INSTRUCTIONS FOR THE TASK:
Determine how many lines of the entries contain "this". Reply with that number alone.

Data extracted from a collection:

..............................

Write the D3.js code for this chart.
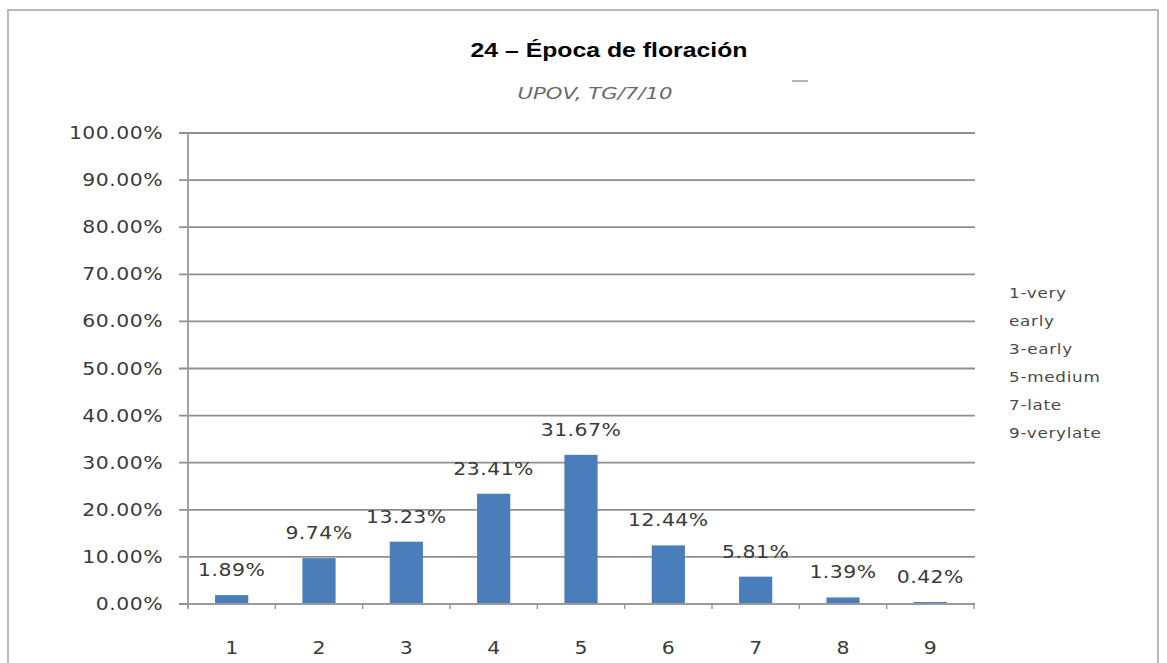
<!DOCTYPE html>
<html>
<head>
<meta charset="utf-8">
<script src="https://cdn.jsdelivr.net/npm/d3@7"></script>
<style>
  body { margin: 0; background: #fff; }
  svg { display: block; }
</style>
</head>
<body>
<div id="chart"></div>
<script>
var categories = ["1", "2", "3", "4", "5", "6", "7", "8", "9"];
var values = [1.89, 9.74, 13.23, 23.41, 31.67, 12.44, 5.81, 1.39, 0.42];
var yTicks = [0, 10, 20, 30, 40, 50, 60, 70, 80, 90, 100];
var legendLines = ["1-very", "early", "3-early", "5-medium", "7-late", "9-verylate"];
var title = "24 \u2013 \u00c9poca de floraci\u00f3n";
var subtitle = "UPOV, TG/7/10";

var width = 1167, height = 663;
var plot = { left: 188, right: 974, top: 133, bottom: 604 };
var sx = 1.2; // the picture is stretched sideways, so text is too
var font = "DejaVu Sans, Verdana, sans-serif";

var svg = d3.select("#chart").append("svg")
    .attr("width", width)
    .attr("height", height);

// outer frame
svg.append("rect")
    .attr("x", 8).attr("y", 10)
    .attr("width", 1150).attr("height", 700)
    .attr("fill", "none")
    .attr("stroke", "#b8b8b8")
    .attr("stroke-width", 2);

var x = d3.scaleBand()
    .domain(categories)
    .range([plot.left, plot.right])
    .paddingInner(0.62)
    .paddingOuter(0.31);

var y = d3.scaleLinear()
    .domain([0, 100])
    .range([plot.bottom, plot.top]);

function addText(g, tx, ty, str, anchor) {
    return g.append("g")
        .attr("transform", "translate(" + tx + "," + ty + ") scale(" + sx + ",1)")
        .append("text")
        .attr("text-anchor", anchor || "middle")
        .text(str);
}

// gridlines + y axis labels
var yAxis = svg.append("g")
    .attr("font-family", font)
    .attr("font-size", 17)
    .attr("letter-spacing", 0.4)
    .attr("fill", "#3a3a3a");

yAxis.selectAll("line.grid")
    .data(yTicks)
    .join("line")
    .attr("class", "grid")
    .attr("x1", plot.left - 9)
    .attr("x2", plot.right + 1)
    .attr("y1", function(d) { return y(d); })
    .attr("y2", function(d) { return y(d); })
    .attr("stroke", "#8f8f8f")
    .attr("stroke-width", 1.8);

yTicks.forEach(function(d) {
    addText(yAxis, 163, y(d) + 6, d.toFixed(2) + "%", "end");
});

// y axis line
svg.append("line")
    .attr("x1", plot.left).attr("x2", plot.left)
    .attr("y1", plot.top).attr("y2", plot.bottom + 4)
    .attr("stroke", "#9a9a9a")
    .attr("stroke-width", 1.8);

// bars
svg.selectAll("rect.bar")
    .data(values)
    .join("rect")
    .attr("class", "bar")
    .attr("x", function(d, i) { return x(categories[i]); })
    .attr("y", function(d) { return y(d); })
    .attr("width", x.bandwidth())
    .attr("height", function(d) { return y(0) - y(d); })
    .attr("fill", "#4a7ebb");

// x axis line and ticks between categories
svg.append("line")
    .attr("x1", plot.left).attr("x2", plot.right)
    .attr("y1", plot.bottom).attr("y2", plot.bottom)
    .attr("stroke", "#9a9a9a")
    .attr("stroke-width", 1.8);

var step = x.step();
d3.range(categories.length + 1).forEach(function(i) {
    var tx = plot.left + i * step;
    svg.append("line")
        .attr("x1", tx).attr("x2", tx)
        .attr("y1", plot.bottom).attr("y2", plot.bottom + 5)
        .attr("stroke", "#9a9a9a")
        .attr("stroke-width", 1.5);
});

// category labels
var xLabels = svg.append("g")
    .attr("font-family", font)
    .attr("font-size", 17)
    .attr("fill", "#3a3a3a");
categories.forEach(function(c) {
    addText(xLabels, x(c) + x.bandwidth() / 2, 654, c);
});

// data labels
var dataLabels = svg.append("g")
    .attr("font-family", font)
    .attr("font-size", 17)
    .attr("letter-spacing", 0.4)
    .attr("fill", "#3a3a3a");
values.forEach(function(v, i) {
    addText(dataLabels, x(categories[i]) + x.bandwidth() / 2, y(v) - 19, v.toFixed(2) + "%");
});

// title
svg.append("text")
    .attr("x", 609)
    .attr("y", 57)
    .attr("text-anchor", "middle")
    .attr("font-family", "Liberation Sans, Arial, sans-serif")
    .attr("font-weight", "bold")
    .attr("font-size", 20)
    .attr("textLength", 277)
    .attr("lengthAdjust", "spacingAndGlyphs")
    .attr("fill", "#000")
    .text(title);

// subtitle
svg.append("text")
    .attr("x", 595)
    .attr("y", 99)
    .attr("text-anchor", "middle")
    .attr("font-family", font)
    .attr("font-style", "italic")
    .attr("font-size", 15)
    .attr("textLength", 155)
    .attr("lengthAdjust", "spacingAndGlyphs")
    .attr("fill", "#6a6a6a")
    .text(subtitle);

// faint dash next to the subtitle
svg.append("line")
    .attr("x1", 792).attr("x2", 808)
    .attr("y1", 81).attr("y2", 81)
    .attr("stroke", "#9a9a9a")
    .attr("stroke-width", 1.5);

// legend text
var legend = svg.append("g")
    .attr("font-family", font)
    .attr("font-size", 14)
    .attr("letter-spacing", 0.6)
    .attr("fill", "#4a4a4a");
legendLines.forEach(function(t, i) {
    addText(legend, 1009, 298 + i * 28, t, "start");
});
</script>
</body>
</html>
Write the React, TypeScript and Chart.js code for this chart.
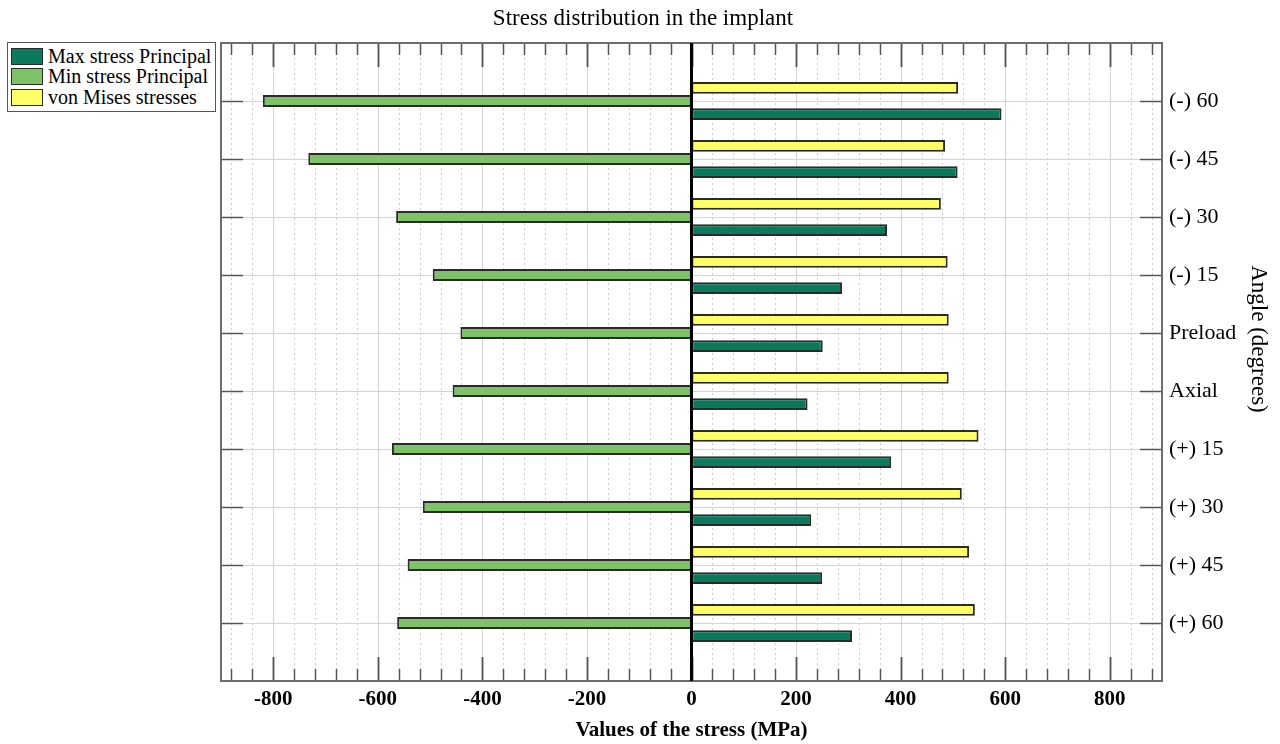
import React, { useEffect, useRef } from 'react';
import { Chart, registerables } from 'chart.js';

Chart.register(...registerables);

const FONT = '"Liberation Serif", "Times New Roman", serif';

// Loading angles (right axis, top to bottom)
const angleLabels = ['(-) 60', '(-) 45', '(-) 30', '(-) 15', 'Preload', 'Axial', '(+) 15', '(+) 30', '(+) 45', '(+) 60'];

// Stress values in MPa
const maxPrincipal = [593, 509, 374, 288, 251, 222, 382, 229, 250, 307];
const minPrincipal = [-820, -733, -565, -495, -442, -457, -573, -514, -543, -563];
const vonMises = [510, 485, 477, 490, 492, 492, 549, 517, 531, 542];

// Stress axis range, labelled ticks and minor tick spacing
const xMin = -900;
const xMax = 900;
const xTickValues = [-800, -600, -400, -200, 0, 200, 400, 600, 800];
const majorStep = 200;
const minorStep = 40;

const seriesNames = ['Max stress Principal', 'Min stress Principal', 'von Mises stresses'];
const seriesColors = ['#0b7a5c', '#7dc168', '#ffff66'];

const chartTitle = 'Stress distribution in the implant';
const xTitle = 'Values of the stress (MPa)';
const yTitle = 'Angle (degrees)';

// empty slot above and below the angle categories
const slotLabels = ['', ...angleLabels, ''];
const padSlots = (arr: number[]) => [null, ...arr, null];

function seg(ctx: CanvasRenderingContext2D, x1: number, y1: number, x2: number, y2: number) {
  ctx.beginPath();
  ctx.moveTo(x1, y1);
  ctx.lineTo(x2, y2);
  ctx.stroke();
}

const plotFrame = {
  id: 'plotFrame',
  beforeDatasetsDraw(chart: any) {
    const { ctx, chartArea: a } = chart;
    const x = chart.scales.x;
    const y = chart.scales.y;
    ctx.save();
    ctx.lineWidth = 1;
    // dotted minor verticals
    ctx.strokeStyle = '#cccccc';
    ctx.setLineDash([2, 3]);
    for (let v = Math.ceil(xMin / minorStep) * minorStep; v <= xMax; v += minorStep) {
      if (v % majorStep === 0) continue;
      const px = Math.round(x.getPixelForValue(v)) + 0.5;
      seg(ctx, px, a.top, px, a.bottom);
    }
    ctx.setLineDash([]);
    // solid major verticals
    ctx.strokeStyle = '#d4d4d4';
    for (const v of xTickValues) {
      const px = Math.round(x.getPixelForValue(v)) + 0.5;
      seg(ctx, px, a.top, px, a.bottom);
    }
    // horizontals at each angle
    for (let i = 1; i <= angleLabels.length; i++) {
      const py = Math.round(y.getPixelForValue(i)) + 0.5;
      seg(ctx, a.left, py, a.right, py);
    }
    ctx.restore();
  },
  afterDatasetsDraw(chart: any) {
    const { ctx, chartArea: a } = chart;
    const x = chart.scales.x;
    const y = chart.scales.y;
    ctx.save();
    ctx.strokeStyle = '#555';
    ctx.lineWidth = 1.5;
    // inward tick marks on top and bottom
    for (let v = Math.ceil(xMin / minorStep) * minorStep; v <= xMax; v += minorStep) {
      const len = v % majorStep === 0 ? 24 : 12;
      const px = Math.round(x.getPixelForValue(v)) + 0.5;
      seg(ctx, px, a.bottom, px, a.bottom - len);
      seg(ctx, px, a.top, px, a.top + len);
    }
    for (const v of xTickValues) {
      const px = Math.round(x.getPixelForValue(v)) + 0.5;
      seg(ctx, px, a.bottom, px, a.bottom - 24);
      seg(ctx, px, a.top, px, a.top + 24);
    }
    // inward tick marks on left and right at each angle
    for (let i = 1; i <= angleLabels.length; i++) {
      const py = Math.round(y.getPixelForValue(i)) + 0.5;
      seg(ctx, a.left, py, a.left + 22, py);
      seg(ctx, a.right, py, a.right - 22, py);
    }
    // plot frame
    ctx.strokeStyle = '#6e6e6e';
    ctx.lineWidth = 2;
    ctx.strokeRect(a.left, a.top, a.right - a.left, a.bottom - a.top);
    // zero line
    const zx = x.getPixelForValue(0);
    ctx.strokeStyle = '#000';
    ctx.lineWidth = 3;
    seg(ctx, zx, a.top, zx, a.bottom);
    ctx.restore();
  },
  afterDraw(chart: any) {
    const { ctx, chartArea: a } = chart;
    ctx.save();
    ctx.fillStyle = '#000';
    ctx.textAlign = 'center';
    ctx.textBaseline = 'middle';
    // chart title centred on the canvas
    ctx.font = `23px ${FONT}`;
    ctx.fillText(chartTitle, chart.width / 2 + 3, 19);
    // right-hand axis title, reading downwards
    ctx.translate(a.right + 96, a.top + 296);
    ctx.rotate(Math.PI / 2);
    ctx.font = `23px ${FONT}`;
    ctx.fillText(yTitle, 0, 0);
    ctx.restore();
  },
};

function Legend() {
  const order = [0, 1, 2];
  return (
    <div
      style={{
        position: 'absolute',
        left: 7,
        top: 42,
        width: 207,
        height: 65,
        border: '1.5px solid #555',
        background: '#fff',
        fontFamily: FONT,
        fontSize: 20,
        color: '#000',
        paddingTop: 3,
        boxSizing: 'content-box',
      }}
    >
      {order.map((i) => (
        <div key={i} style={{ display: 'flex', alignItems: 'center', height: 20.5, whiteSpace: 'nowrap' }}>
          <span
            style={{
              display: 'inline-block',
              width: 30,
              height: 15,
              marginLeft: 3,
              marginRight: 5,
              background: seriesColors[i],
              border: '1.5px solid #2a2a2a',
            }}
          />
          <span>{seriesNames[i]}</span>
        </div>
      ))}
    </div>
  );
}

export default function App() {
  const canvasRef = useRef<HTMLCanvasElement>(null);

  useEffect(() => {
    const canvas = canvasRef.current;
    if (!canvas) return;
    const barStyle = { borderColor: '#2a2a2a', borderWidth: 2, borderSkipped: false };
    const chart = new Chart(canvas, {
      type: 'bar',
      data: {
        labels: slotLabels,
        datasets: [
          { label: seriesNames[2], data: padSlots(vonMises), backgroundColor: seriesColors[2], ...barStyle },
          { label: seriesNames[1], data: padSlots(minPrincipal), backgroundColor: seriesColors[1], ...barStyle },
          { label: seriesNames[0], data: padSlots(maxPrincipal), backgroundColor: seriesColors[0], ...barStyle },
        ] as any,
      },
      plugins: [plotFrame],
      options: {
        indexAxis: 'y',
        responsive: false,
        animation: false,
        categoryPercentage: 0.68,
        barPercentage: 0.9,
        layout: { padding: { left: 221, right: 0, top: 43, bottom: 0 } },
        plugins: {
          legend: { display: false },
          tooltip: { enabled: false },
          title: { display: false },
        },
        scales: {
          x: {
            type: 'linear',
            position: 'bottom',
            min: xMin,
            max: xMax,
            grid: { display: false, drawTicks: false },
            border: { display: false },
            afterBuildTicks: (s: any) => {
              s.ticks = xTickValues.map((value) => ({ value }));
            },
            ticks: {
              autoSkip: false,
              maxRotation: 0,
              padding: 6,
              color: '#000',
              font: { family: FONT, size: 21, weight: 'bold' },
              callback: (v: any) => String(v),
            },
            title: {
              display: true,
              text: xTitle,
              color: '#000',
              font: { family: FONT, size: 21, weight: 'bold' },
              padding: { top: 0, bottom: 1 },
            },
            afterFit: (s: any) => {
              s.height = 63;
            },
          },
          y: {
            type: 'category',
            position: 'right',
            offset: false,
            grid: { display: false, drawTicks: false },
            border: { display: false },
            ticks: {
              autoSkip: false,
              padding: 7,
              color: '#000',
              font: { family: FONT, size: 22 },
            },
            afterFit: (s: any) => {
              s.width = 118;
            },
          },
        },
      } as any,
    });
    return () => chart.destroy();
  }, []);

  return (
    <div style={{ position: 'absolute', left: 0, top: 0, width: 1280, height: 744, background: '#fff' }}>
      <canvas ref={canvasRef} width={1280} height={744} style={{ display: 'block' }} />
      <Legend />
    </div>
  );
}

..............................

OUTPUT:
2